EXERCISE INSTRUCTIONS: Pictures stay out of the copy. Please reproduce only the lines between the one holding "Write the Bokeh code for this chart." and the one holding "46, 48, 50]", inclusive.

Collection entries
------------------------------

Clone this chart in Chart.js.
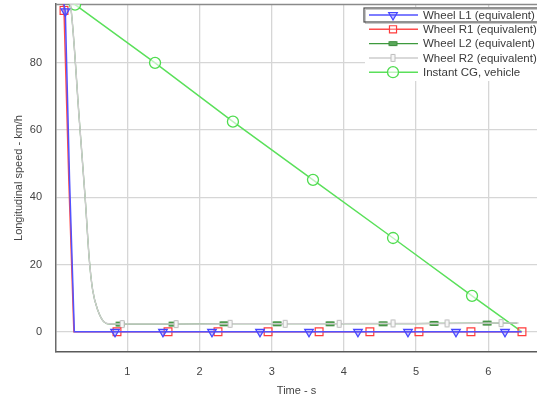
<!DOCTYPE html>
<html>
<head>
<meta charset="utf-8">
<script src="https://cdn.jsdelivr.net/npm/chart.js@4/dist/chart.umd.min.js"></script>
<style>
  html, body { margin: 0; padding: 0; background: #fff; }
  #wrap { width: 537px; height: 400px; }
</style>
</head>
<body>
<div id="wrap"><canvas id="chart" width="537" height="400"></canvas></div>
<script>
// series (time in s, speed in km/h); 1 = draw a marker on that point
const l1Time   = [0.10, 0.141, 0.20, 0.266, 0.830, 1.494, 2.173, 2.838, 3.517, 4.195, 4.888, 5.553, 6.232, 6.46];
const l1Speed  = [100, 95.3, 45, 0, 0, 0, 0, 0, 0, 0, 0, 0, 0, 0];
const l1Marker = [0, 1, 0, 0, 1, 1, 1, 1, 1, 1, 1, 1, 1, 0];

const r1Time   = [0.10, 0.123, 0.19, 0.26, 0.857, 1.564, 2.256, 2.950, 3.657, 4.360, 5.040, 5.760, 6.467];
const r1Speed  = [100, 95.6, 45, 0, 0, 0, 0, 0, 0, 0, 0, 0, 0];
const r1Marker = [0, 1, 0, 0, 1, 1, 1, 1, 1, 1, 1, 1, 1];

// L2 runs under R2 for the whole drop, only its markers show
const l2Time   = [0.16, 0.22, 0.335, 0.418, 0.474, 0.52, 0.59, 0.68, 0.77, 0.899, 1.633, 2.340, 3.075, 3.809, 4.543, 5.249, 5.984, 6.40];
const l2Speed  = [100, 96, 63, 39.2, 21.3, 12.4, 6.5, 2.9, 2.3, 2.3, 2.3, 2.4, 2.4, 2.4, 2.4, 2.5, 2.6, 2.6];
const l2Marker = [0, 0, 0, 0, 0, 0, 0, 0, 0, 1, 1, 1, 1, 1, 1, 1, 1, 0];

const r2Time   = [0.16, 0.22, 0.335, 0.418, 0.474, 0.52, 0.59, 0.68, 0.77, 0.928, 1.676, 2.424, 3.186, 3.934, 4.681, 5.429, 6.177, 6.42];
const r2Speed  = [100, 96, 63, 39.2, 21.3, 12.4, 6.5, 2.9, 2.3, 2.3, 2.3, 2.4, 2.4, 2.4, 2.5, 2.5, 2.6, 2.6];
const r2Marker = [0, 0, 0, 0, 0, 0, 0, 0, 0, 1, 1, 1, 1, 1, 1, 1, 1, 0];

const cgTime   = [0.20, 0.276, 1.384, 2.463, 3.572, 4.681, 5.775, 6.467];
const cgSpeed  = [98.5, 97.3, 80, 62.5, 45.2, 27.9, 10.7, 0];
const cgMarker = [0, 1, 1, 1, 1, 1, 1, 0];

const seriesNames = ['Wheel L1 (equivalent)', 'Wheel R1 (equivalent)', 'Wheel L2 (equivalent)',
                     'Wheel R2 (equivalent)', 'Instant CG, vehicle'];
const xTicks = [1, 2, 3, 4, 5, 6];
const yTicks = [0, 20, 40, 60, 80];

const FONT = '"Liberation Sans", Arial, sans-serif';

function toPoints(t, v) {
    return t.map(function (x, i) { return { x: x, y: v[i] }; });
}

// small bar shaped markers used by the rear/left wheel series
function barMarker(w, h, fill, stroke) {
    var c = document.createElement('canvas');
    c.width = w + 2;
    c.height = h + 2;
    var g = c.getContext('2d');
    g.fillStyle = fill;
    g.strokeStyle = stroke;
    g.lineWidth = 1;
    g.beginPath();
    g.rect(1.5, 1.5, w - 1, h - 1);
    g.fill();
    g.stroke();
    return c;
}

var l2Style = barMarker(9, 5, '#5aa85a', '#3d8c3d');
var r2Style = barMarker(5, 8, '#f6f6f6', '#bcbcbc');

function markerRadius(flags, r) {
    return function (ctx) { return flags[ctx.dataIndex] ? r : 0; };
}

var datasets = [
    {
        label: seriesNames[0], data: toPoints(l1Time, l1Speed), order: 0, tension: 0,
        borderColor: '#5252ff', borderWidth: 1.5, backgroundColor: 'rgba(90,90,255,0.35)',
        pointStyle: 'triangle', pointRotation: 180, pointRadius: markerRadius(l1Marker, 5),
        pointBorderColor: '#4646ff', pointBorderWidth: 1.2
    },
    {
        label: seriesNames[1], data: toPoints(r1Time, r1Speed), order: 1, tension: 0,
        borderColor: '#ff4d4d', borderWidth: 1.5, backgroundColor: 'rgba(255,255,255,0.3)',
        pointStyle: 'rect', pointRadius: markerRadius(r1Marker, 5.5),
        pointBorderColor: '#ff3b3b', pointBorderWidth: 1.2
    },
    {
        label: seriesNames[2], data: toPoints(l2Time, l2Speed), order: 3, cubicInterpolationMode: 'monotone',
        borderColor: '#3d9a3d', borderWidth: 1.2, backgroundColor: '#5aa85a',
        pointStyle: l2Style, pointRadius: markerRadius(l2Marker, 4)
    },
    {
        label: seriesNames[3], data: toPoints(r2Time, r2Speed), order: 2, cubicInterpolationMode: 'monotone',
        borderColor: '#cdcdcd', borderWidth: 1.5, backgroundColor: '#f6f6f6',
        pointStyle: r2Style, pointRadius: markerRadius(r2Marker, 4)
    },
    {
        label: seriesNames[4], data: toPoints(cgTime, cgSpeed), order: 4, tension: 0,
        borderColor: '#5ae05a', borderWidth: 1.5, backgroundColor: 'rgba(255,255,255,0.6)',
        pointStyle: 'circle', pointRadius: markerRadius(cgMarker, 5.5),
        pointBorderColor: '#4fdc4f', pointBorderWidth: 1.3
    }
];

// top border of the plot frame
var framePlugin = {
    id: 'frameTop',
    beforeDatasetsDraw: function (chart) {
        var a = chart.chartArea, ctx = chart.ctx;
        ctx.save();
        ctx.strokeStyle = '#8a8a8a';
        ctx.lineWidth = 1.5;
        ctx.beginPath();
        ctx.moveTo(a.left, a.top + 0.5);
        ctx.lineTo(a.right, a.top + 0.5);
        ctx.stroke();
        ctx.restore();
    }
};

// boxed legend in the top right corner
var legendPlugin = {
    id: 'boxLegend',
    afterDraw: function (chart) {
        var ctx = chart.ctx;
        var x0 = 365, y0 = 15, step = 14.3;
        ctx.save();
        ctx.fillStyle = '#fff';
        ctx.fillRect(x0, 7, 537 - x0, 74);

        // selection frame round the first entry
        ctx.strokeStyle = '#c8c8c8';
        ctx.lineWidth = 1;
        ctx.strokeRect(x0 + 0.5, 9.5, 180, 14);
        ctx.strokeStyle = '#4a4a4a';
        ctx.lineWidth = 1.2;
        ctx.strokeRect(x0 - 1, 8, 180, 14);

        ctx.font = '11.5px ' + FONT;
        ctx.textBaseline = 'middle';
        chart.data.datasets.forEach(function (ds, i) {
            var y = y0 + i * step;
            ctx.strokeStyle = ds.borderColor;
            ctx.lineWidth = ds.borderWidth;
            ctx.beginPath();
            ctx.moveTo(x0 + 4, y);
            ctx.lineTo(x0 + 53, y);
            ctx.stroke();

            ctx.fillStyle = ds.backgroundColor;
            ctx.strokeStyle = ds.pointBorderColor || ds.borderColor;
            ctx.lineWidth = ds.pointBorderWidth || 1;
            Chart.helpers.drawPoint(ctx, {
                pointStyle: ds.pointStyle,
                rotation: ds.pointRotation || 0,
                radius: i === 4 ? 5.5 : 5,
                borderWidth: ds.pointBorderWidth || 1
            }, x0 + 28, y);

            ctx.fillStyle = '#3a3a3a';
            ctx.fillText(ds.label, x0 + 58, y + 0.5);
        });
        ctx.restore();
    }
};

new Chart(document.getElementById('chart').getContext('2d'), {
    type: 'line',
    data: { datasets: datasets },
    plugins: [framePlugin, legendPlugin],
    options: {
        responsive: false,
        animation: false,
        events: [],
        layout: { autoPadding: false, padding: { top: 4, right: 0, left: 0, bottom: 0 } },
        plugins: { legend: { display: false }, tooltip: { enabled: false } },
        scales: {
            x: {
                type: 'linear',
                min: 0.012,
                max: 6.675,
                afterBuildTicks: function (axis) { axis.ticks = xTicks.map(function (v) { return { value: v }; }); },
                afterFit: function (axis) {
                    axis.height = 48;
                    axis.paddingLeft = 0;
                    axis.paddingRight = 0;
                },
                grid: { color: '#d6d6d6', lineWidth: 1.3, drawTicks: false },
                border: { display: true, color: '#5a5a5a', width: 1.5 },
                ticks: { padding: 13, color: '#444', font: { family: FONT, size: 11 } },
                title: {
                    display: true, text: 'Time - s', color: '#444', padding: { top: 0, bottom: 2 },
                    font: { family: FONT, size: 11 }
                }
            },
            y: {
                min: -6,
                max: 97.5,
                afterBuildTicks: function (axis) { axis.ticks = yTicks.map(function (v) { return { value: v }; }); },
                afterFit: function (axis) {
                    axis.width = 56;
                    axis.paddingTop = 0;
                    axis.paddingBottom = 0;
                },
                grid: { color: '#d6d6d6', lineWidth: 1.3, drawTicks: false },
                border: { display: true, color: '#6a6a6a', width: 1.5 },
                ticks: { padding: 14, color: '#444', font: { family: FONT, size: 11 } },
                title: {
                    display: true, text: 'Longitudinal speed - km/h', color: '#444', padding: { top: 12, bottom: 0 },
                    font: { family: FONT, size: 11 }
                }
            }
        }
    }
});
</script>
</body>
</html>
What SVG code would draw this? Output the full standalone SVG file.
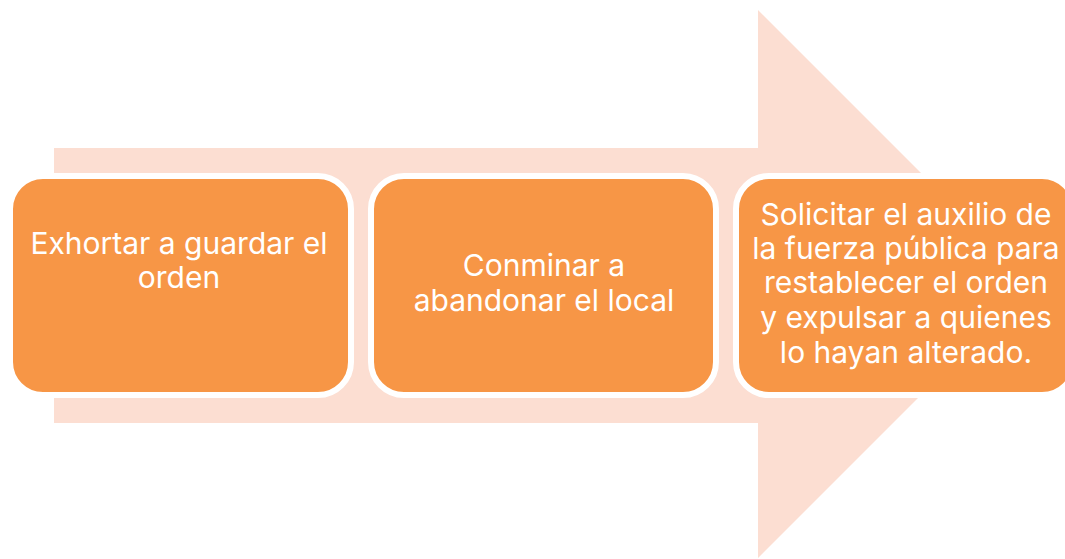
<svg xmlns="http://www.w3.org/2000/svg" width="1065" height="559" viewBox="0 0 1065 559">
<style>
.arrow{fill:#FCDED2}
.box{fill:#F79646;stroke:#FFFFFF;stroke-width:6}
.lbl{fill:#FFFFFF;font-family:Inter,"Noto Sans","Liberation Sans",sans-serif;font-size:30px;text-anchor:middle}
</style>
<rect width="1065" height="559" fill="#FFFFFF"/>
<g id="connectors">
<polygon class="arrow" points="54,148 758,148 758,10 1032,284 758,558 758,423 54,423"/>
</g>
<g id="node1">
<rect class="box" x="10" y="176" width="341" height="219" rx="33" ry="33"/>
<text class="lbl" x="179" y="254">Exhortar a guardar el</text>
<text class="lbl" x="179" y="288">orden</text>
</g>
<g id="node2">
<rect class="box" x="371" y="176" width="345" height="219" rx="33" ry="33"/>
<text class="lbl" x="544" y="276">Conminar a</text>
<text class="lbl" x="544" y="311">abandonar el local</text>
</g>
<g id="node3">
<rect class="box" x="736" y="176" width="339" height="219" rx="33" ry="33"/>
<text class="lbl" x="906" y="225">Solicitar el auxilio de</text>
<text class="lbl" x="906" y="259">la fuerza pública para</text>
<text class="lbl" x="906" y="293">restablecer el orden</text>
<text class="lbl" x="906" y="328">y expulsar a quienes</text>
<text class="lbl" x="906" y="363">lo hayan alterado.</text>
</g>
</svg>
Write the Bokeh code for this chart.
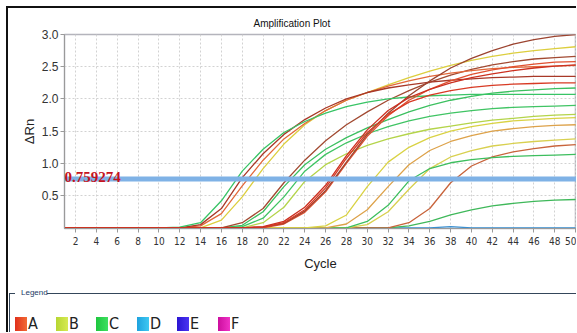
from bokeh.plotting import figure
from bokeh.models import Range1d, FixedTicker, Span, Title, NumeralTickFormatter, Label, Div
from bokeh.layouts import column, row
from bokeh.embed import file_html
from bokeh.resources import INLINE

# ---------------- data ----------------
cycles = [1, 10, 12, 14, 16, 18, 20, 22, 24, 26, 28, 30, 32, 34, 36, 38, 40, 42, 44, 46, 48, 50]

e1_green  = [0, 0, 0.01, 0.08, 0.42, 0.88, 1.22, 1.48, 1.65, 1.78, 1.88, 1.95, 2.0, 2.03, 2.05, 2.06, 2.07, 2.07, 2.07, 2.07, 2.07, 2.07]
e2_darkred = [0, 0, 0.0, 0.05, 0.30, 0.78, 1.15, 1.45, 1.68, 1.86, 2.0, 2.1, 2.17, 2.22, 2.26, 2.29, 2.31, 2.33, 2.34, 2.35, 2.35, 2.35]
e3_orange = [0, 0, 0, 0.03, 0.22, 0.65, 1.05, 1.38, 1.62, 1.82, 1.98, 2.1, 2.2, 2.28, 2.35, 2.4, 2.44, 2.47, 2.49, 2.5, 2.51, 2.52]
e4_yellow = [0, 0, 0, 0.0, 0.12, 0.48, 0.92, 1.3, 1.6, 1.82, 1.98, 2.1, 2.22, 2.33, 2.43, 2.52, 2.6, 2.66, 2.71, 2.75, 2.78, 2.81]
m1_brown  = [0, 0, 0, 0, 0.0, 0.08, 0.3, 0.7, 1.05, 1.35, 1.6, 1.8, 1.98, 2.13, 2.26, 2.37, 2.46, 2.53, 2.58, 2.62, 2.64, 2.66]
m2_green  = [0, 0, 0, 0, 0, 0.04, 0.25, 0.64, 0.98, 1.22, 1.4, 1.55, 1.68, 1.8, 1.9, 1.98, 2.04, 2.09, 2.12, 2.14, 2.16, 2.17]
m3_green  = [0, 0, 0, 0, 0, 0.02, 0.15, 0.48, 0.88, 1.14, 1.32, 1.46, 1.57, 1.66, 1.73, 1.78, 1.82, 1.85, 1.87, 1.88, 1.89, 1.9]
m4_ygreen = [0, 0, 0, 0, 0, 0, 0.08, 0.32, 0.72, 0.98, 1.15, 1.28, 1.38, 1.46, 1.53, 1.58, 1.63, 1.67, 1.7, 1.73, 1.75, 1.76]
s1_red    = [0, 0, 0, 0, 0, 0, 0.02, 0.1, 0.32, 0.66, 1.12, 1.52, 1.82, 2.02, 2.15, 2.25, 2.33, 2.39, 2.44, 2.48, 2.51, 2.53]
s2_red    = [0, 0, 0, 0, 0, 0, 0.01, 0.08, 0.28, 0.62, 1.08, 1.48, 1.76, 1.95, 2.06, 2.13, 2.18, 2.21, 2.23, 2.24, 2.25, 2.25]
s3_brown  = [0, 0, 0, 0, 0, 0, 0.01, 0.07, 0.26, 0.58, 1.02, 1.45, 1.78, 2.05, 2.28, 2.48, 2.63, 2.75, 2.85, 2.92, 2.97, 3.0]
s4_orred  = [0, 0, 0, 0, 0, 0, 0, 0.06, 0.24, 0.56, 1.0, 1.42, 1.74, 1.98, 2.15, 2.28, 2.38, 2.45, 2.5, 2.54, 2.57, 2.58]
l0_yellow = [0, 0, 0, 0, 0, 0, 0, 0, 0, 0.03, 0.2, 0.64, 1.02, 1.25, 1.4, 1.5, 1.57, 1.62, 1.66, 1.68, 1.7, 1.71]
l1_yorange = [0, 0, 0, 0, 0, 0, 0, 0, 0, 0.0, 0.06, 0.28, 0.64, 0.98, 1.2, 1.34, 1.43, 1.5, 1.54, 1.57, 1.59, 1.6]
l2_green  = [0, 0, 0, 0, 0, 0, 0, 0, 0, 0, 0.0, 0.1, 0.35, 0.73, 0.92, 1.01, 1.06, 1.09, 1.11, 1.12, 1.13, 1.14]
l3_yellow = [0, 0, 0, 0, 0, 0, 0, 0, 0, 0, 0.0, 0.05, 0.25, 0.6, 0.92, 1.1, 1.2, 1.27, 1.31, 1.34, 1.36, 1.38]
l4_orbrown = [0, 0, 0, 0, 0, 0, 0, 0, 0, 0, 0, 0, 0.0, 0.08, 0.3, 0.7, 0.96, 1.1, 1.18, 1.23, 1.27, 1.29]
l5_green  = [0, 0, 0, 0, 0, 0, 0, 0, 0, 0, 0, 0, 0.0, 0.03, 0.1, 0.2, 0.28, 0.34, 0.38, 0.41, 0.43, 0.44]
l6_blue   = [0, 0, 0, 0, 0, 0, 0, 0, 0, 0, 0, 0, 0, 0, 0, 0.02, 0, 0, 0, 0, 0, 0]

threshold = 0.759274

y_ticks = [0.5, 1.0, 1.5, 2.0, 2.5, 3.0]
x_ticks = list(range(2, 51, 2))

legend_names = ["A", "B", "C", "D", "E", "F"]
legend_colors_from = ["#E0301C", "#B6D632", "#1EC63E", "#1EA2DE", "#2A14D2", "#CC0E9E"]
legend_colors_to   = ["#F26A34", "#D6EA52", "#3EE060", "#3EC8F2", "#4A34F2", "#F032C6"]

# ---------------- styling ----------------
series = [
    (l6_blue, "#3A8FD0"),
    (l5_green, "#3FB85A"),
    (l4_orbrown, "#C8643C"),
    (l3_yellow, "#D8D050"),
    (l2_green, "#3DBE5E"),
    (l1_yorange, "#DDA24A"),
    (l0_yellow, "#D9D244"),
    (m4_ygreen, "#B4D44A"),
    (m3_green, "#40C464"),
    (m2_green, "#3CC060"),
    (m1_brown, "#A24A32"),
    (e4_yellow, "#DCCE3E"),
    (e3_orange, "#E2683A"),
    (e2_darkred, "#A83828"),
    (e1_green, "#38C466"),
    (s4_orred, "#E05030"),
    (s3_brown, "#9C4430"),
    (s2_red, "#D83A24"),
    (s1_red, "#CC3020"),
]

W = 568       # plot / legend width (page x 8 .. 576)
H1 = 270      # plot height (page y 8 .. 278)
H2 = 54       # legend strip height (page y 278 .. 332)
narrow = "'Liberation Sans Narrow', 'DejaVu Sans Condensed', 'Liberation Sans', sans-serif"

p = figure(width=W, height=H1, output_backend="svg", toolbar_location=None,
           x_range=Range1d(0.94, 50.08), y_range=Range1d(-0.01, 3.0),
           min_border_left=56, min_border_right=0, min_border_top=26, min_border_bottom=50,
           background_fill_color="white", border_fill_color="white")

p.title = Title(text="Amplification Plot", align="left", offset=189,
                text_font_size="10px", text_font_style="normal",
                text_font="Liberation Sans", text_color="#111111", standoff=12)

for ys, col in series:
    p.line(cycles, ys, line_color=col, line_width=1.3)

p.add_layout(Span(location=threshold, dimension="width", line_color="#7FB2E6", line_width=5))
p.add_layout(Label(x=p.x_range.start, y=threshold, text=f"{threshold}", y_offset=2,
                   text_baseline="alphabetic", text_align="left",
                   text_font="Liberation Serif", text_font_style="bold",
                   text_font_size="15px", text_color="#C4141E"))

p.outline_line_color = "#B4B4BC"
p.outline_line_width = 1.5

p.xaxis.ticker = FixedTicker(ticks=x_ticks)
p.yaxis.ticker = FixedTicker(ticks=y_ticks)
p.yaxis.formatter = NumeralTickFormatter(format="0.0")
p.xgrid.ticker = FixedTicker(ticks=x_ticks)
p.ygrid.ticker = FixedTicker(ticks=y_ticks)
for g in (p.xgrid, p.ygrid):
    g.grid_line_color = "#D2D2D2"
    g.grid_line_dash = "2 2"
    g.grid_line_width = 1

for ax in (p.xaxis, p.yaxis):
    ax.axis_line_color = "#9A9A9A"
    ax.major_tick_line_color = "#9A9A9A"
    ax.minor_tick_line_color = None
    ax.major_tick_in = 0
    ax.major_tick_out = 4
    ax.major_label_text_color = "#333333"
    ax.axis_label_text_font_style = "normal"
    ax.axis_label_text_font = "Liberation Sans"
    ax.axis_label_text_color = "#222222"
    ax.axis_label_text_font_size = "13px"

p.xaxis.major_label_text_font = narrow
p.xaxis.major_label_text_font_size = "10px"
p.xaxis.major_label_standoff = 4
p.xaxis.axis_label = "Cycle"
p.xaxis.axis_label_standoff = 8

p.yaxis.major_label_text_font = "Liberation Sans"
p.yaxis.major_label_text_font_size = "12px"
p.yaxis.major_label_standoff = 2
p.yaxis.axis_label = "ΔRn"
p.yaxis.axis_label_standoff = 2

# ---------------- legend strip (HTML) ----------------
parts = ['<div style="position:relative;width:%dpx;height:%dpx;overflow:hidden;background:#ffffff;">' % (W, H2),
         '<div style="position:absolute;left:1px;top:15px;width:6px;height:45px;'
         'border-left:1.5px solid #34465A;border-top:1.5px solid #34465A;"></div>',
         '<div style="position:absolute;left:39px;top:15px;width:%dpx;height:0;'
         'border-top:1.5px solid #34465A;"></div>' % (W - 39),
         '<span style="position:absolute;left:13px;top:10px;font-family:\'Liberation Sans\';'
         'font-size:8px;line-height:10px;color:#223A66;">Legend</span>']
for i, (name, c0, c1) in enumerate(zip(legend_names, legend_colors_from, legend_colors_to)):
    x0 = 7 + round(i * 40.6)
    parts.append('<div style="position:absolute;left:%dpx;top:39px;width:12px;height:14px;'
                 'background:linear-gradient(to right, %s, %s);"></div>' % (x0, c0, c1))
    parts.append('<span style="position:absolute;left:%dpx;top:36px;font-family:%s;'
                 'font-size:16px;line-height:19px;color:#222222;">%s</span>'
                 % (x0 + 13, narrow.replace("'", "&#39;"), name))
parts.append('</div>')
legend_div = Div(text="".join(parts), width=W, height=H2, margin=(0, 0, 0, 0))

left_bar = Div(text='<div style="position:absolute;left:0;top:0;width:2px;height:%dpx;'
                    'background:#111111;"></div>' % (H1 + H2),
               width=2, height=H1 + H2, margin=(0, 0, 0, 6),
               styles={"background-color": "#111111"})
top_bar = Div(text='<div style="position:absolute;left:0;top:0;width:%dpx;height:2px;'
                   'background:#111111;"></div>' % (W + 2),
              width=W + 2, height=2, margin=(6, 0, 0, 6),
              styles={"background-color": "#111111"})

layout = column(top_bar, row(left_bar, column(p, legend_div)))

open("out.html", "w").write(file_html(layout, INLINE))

------------------------------

THE RESPONSE:
Write the Bokeh code for this chart.
from bokeh.plotting import figure
from bokeh.models import Range1d, FixedTicker, Span, Title, NumeralTickFormatter, Label, Div
from bokeh.layouts import column, row
from bokeh.embed import file_html
from bokeh.resources import INLINE

# ---------------- data ----------------
cycles = [1, 10, 12, 14, 16, 18, 20, 22, 24, 26, 28, 30, 32, 34, 36, 38, 40, 42, 44, 46, 48, 50]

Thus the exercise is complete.